I have on a textbook a system of two ODEs as follow
$$\dfrac{df}{dx}=af(x)g(x)\\ \dfrac{dg}{dx}=-bg(x)$$
So, the author studies $df/dg$ writing $\dfrac{df}{dg}=-\dfrac{a}{b}f(x)$.
I understand the arithmetic, but I am not sure of mathemathical/geometric meaning.
Thank you in advance for light and maybe some lemmas or theorems of reference that it is valuable (are when is valuable).

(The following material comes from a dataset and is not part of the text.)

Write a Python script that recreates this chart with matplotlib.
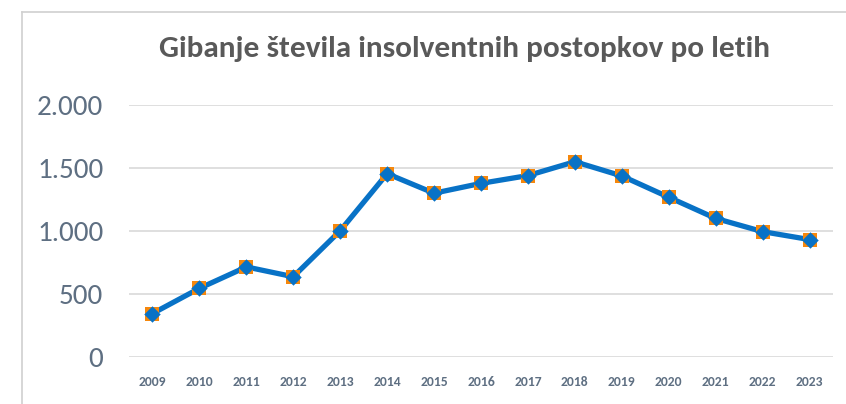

I have ranted numerous times on this site about that horrendous notation. It really means nothing and can be very misleading. I would suggest you write $$\frac{df}{dx} = af(x)g(x) = -\frac ab f(x)\frac{dg}{dx},$$ and then divide by $f(x)$ to get $$\frac1{f(x)}\frac{df}{dx} = -\frac ab \frac{dg}{dx}.$$ Now integrate both sides (with respect to $x$) and you get $$\ln |f(x)| = -\frac ab g(x) + c.$$ [You could write the previous equation as $\frac{df}f = -\frac ab dg$, and then you get where your textbook should end up.]
This notation is often difficult to make sense of. What, for instance, would it mean to differentiate $\sin(x)$ with respect to $\cos(x)$? To begin with, we must write $\sin(x)$ in terms of $\cos(x)$: $$ \sin(x)=\sqrt{1-\cos(x)^2} \, , $$ ignoring the $\pm$ signs that should be on the square root for now. This means that $$ \frac{d\sin(x)}{d\cos(x)}=\frac{d\sqrt{1-\cos(x)^2}}{d\cos(x)} \, . $$ But this is the same as $$ \frac{d}{du}\left(\sqrt{1-u^2}\right)\Biggr|_{u=\cos(x)} \, . $$ So every time you see $$ \frac{df(x)}{dg(x)} \, , $$ note that $f(x)=h(g(x))$ for some function $h$, and write $$ \frac{dh(g(x))}{dg(x)}=\frac{dh(u)}{du}\Biggr|_{u=g(x)} \, . $$ The $u$ is a dummy variable that can then be replaced by whatever function you are 'differentiating with respect to'. You can use $g(x)$ as a dummy variable, but it often leads to confusion, and is considered by many people to be poor style.
To give another example, let's consider the chain rule, $$ \frac{dy}{dx}=\frac{dy}{du} \cdot \frac{du}{dx} $$ Say $y=\sin(u)$, where $u=x^2$. Then, the chain rule appears to say $$ \frac{d}{dx}(\sin(x^2))=\frac{d}{dx^2}\left(\sin(x^2)\right) \cdot \frac{d}{dx}(2x) \, . $$ It seems difficult to parse the first term on the RHS. The easiest way to do this is to write it instead as $$ \frac{d}{du}(\sin(u)) \Biggr|_{u=x^2} \, . $$ However, we can also treat $x^2$ just as we would any other variable, and make sense of the term that way, too.